Finishing is, again somewhat ironically, the penultimate department. Here is where the heels are attached, trimmed and scoured for a smooth finish. Edge trimming is a highly skilled and physical process whereby the sole edges are trimmed to the specific shape of the last. Charlie, the edge trimmer, has been with the factory since he was 16. He’s 65 next year.

Perhaps most impressive of all is that every pair of shoes is worked on by almost every member of staff

What’s so astonishing about this, like most of the operations in Goodyear-welted shoemaking, is that it’s carried out freehand. Watching the craftsmen undertake these processes without any guide beyond years of practice and instinct is hypnotic. The speed is mind boggling; you half expect them to stitch the shoes to their hands.

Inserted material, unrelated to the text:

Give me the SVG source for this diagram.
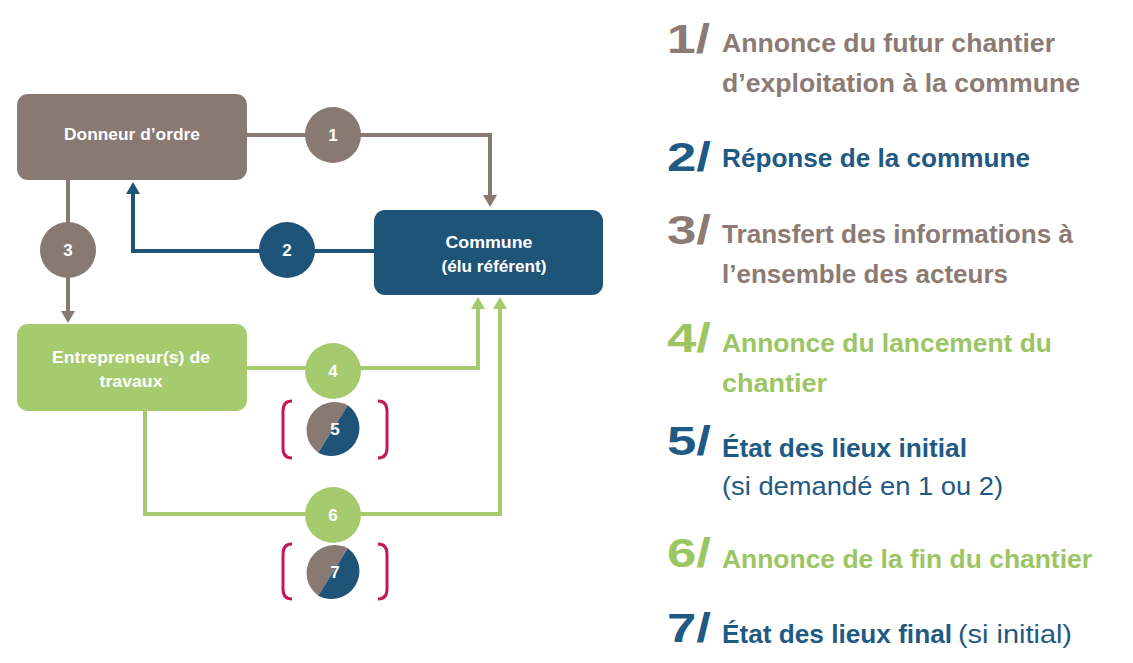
<svg xmlns="http://www.w3.org/2000/svg" width="1133" height="663" viewBox="0 0 1133 663">
<style>
.brown{fill:#887a73}
.blue{fill:#1f5479}
.green{fill:#a6cb6e}
.nt{font-family:"Liberation Sans",Arial,sans-serif;font-weight:bold;font-size:16.5px;fill:#fff;text-anchor:middle}
.cn{font-family:"Liberation Sans",Arial,sans-serif;font-weight:bold;font-size:17px;fill:#fff;text-anchor:middle}
.ln{fill:none;stroke-width:4}
.br{fill:none;stroke:#c4185a;stroke-width:3}
.num{font-family:"Liberation Sans",Arial,sans-serif;font-weight:bold;font-size:41px}
.lt{font-family:"Liberation Sans",Arial,sans-serif;font-weight:bold;font-size:25px}
.lr{font-family:"Liberation Sans",Arial,sans-serif;font-weight:normal;font-size:25px}
.tb{fill:#8b7b74}.tu{fill:#1f5a84}.tg{fill:#9cc563}
</style>
<defs>
<marker id="ab" markerUnits="userSpaceOnUse" markerWidth="14" markerHeight="14" refX="0" refY="7" orient="auto"><path d="M0,0 L12,7 L0,14 z" fill="#887a73"/></marker>
<marker id="au" markerUnits="userSpaceOnUse" markerWidth="14" markerHeight="14" refX="0" refY="7" orient="auto"><path d="M0,0 L12,7 L0,14 z" fill="#1f5479"/></marker>
<marker id="ag" markerUnits="userSpaceOnUse" markerWidth="14" markerHeight="14" refX="0" refY="7" orient="auto"><path d="M0,0 L12,7 L0,14 z" fill="#a6cb6e"/></marker>
</defs>
<rect width="1133" height="663" fill="#fff"/>
<g id="connectors">
<path class="ln" stroke="#887a73" d="M247,135 H490 V195" marker-end="url(#ab)"/>
<path class="ln" stroke="#1f5479" d="M374,251 H133 V194" marker-end="url(#au)"/>
<path class="ln" stroke="#887a73" d="M68,180 V311" marker-end="url(#ab)"/>
<path class="ln" stroke="#a6cb6e" d="M247,368 H478 V309" marker-end="url(#ag)"/>
<path class="ln" stroke="#a6cb6e" d="M145,411 V514 H500 V309" marker-end="url(#ag)"/>
</g>
<g id="donneur">
<rect class="brown" x="17" y="94" width="230" height="86" rx="11"/>
<text class="nt" x="132" y="140" textLength="136" lengthAdjust="spacingAndGlyphs">Donneur d’ordre</text>
</g>
<g id="commune">
<rect class="blue" x="374" y="210" width="229" height="85" rx="11"/>
<text class="nt" x="489" y="248" textLength="87" lengthAdjust="spacingAndGlyphs">Commune</text>
<text class="nt" x="494" y="272" textLength="105" lengthAdjust="spacingAndGlyphs">(élu référent)</text>
</g>
<g id="entrepreneur">
<rect class="green" x="17" y="324" width="230" height="87" rx="11"/>
<text class="nt" x="131" y="363" textLength="158" lengthAdjust="spacingAndGlyphs">Entrepreneur(s) de</text>
<text class="nt" x="131" y="387" textLength="63" lengthAdjust="spacingAndGlyphs">travaux</text>
</g>
<g id="step1"><circle class="brown" cx="333" cy="135" r="28"/><text class="cn" x="333" y="141">1</text></g>
<g id="step2"><circle class="blue" cx="287" cy="250" r="28"/><text class="cn" x="287" y="256">2</text></g>
<g id="step3"><circle class="brown" cx="68" cy="250" r="28"/><text class="cn" x="68" y="256">3</text></g>
<g id="step4"><circle class="green" cx="333" cy="371" r="28"/><text class="cn" x="333" y="377">4</text></g>
<g id="step5">
<path class="brown" d="M347.8,405.3 A28,28 0 0,0 318.2,452.7 Z"/>
<path class="blue" d="M347.8,405.3 A28,28 0 0,1 318.2,452.7 Z"/>
<text class="cn" x="335" y="435">5</text>
<path class="br" d="M292,401 Q283,401 283,411 L283,448 Q283,458 292,458"/>
<path class="br" d="M378,401 Q387,401 387,411 L387,448 Q387,458 378,458"/>
</g>
<g id="step6"><circle class="green" cx="333" cy="515" r="28"/><text class="cn" x="333" y="521">6</text></g>
<g id="step7">
<path class="brown" d="M347.8,548.3 A28,28 0 0,0 318.2,595.7 Z"/>
<path class="blue" d="M347.8,548.3 A28,28 0 0,1 318.2,595.7 Z"/>
<text class="cn" x="335" y="578">7</text>
<path class="br" d="M292,544 Q283,544 283,554 L283,589 Q283,599 292,599"/>
<path class="br" d="M378,544 Q387,544 387,554 L387,589 Q387,599 378,599"/>
</g>
<g id="legend">
<text class="num tb" x="667" y="53" textLength="43" lengthAdjust="spacingAndGlyphs">1/</text>
<text class="lt tb" x="722" y="52" textLength="333" lengthAdjust="spacingAndGlyphs">Annonce du futur chantier</text>
<text class="lt tb" x="722" y="92" textLength="358" lengthAdjust="spacingAndGlyphs">d’exploitation à la commune</text>
<text class="num tu" x="667" y="171" textLength="44" lengthAdjust="spacingAndGlyphs">2/</text>
<text class="lt tu" x="722" y="167" textLength="308" lengthAdjust="spacingAndGlyphs">Réponse de la commune</text>
<text class="num tb" x="667" y="244" textLength="44" lengthAdjust="spacingAndGlyphs">3/</text>
<text class="lt tb" x="722" y="243" textLength="351" lengthAdjust="spacingAndGlyphs">Transfert des informations à</text>
<text class="lt tb" x="722" y="283" textLength="286" lengthAdjust="spacingAndGlyphs">l’ensemble des acteurs</text>
<text class="num tg" x="667" y="352" textLength="44" lengthAdjust="spacingAndGlyphs">4/</text>
<text class="lt tg" x="722" y="352" textLength="330" lengthAdjust="spacingAndGlyphs">Annonce du lancement du</text>
<text class="lt tg" x="722" y="392" textLength="105" lengthAdjust="spacingAndGlyphs">chantier</text>
<text class="num tu" x="667" y="455" textLength="44" lengthAdjust="spacingAndGlyphs">5/</text>
<text class="lt tu" x="722" y="457" textLength="245" lengthAdjust="spacingAndGlyphs">État des lieux initial</text>
<text class="lr tu" x="722" y="495" textLength="281" lengthAdjust="spacingAndGlyphs">(si demandé en 1 ou 2)</text>
<text class="num tg" x="667" y="567" textLength="44" lengthAdjust="spacingAndGlyphs">6/</text>
<text class="lt tg" x="722" y="568" textLength="370" lengthAdjust="spacingAndGlyphs">Annonce de la fin du chantier</text>
<text class="num tu" x="667" y="642" textLength="44" lengthAdjust="spacingAndGlyphs">7/</text>
<text class="lt tu" x="722" y="643" textLength="230" lengthAdjust="spacingAndGlyphs">État des lieux final</text>
<text class="lr tu" x="958" y="643" textLength="114" lengthAdjust="spacingAndGlyphs">(si initial)</text>
</g>
</svg>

The final department is simply known as the Shoe Room. Here the uppers are hand polished, often many times, using different techniques depending on the required effect.

The lasts are removed from the shoes, the leather soles are stamped with the Crockett & Jones brand, and the insocks are fitted. Only then will the final product be passed through an exacting quality control process. Nothing short of perfection is allowed inside those forest-green cardboard boxes.

What’s perhaps most impressive of all is that every pair of shoes is worked on by almost every member of staff. It’s like an orchestra – each person is an expert at their specific instrument, and each plays their part. On their own, they’re incomplete, but bring it all together and the result is symphonic. It may sound a bit lofty to compare making shoes to making music, but there’s no doubt these shoes have soul.